KEWEENAW — White–nose syndrome continues to decimate the bat population in the Upper Peninsula. ABC 10’s Rick Allen has more on what experts are saying you can do to help.
It’s now the third year since White Nose Syndrome first started killing bats in the Upper Peninsula. The hundreds of abandoned mines in the Western U.P. make a terrific habitat for many species of bats as well as fertile ground for the spread of the disease.
DNR Wildlife Biologist John DePue said, “While the bats are in hibernation in the mines and caves, there are these ideal conditions to grow fungus, which are ideal for bats, too—about 40 degrees and high relative humidity, and the fungus, when it’s attacking the tissues, makes the bats wake up, or arouse, more frequently than they would typically.”

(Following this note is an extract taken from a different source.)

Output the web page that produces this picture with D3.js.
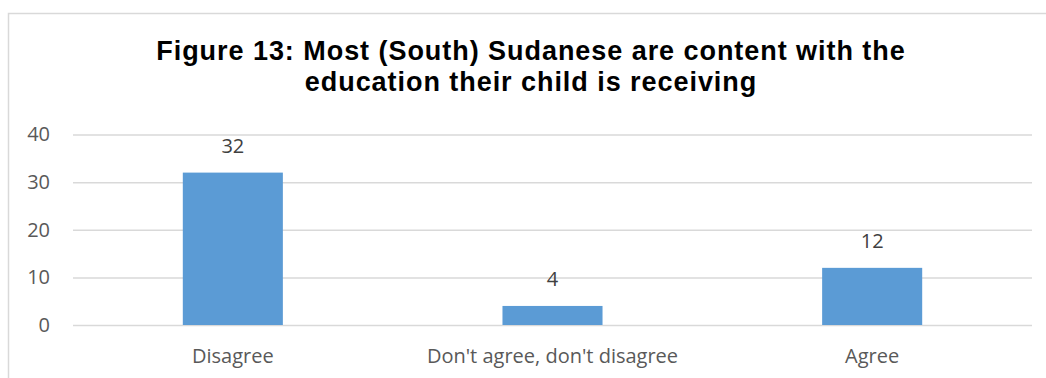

Many people have noticed that there are bats already flying around in a desperate search for food. Many won’t find enough and will die.
The DNR is taking whatever steps they can to protect the bats including working on a treatment they hope will be ready to begin administering by this fall.
In the meantime, they have information available on what to do if you find dead bats and what you can do if you find them living on your property.
DePue said, “If you can, you’ve likely had these bats in your structure for a long time. They probably didn’t just show up this year. If you can tolerate it for a few more months and just do the exclusion work at the end of the summer, that’d be great.”
At the end of the summer season, any pups the bats may have had should be strong enough to survive on their own.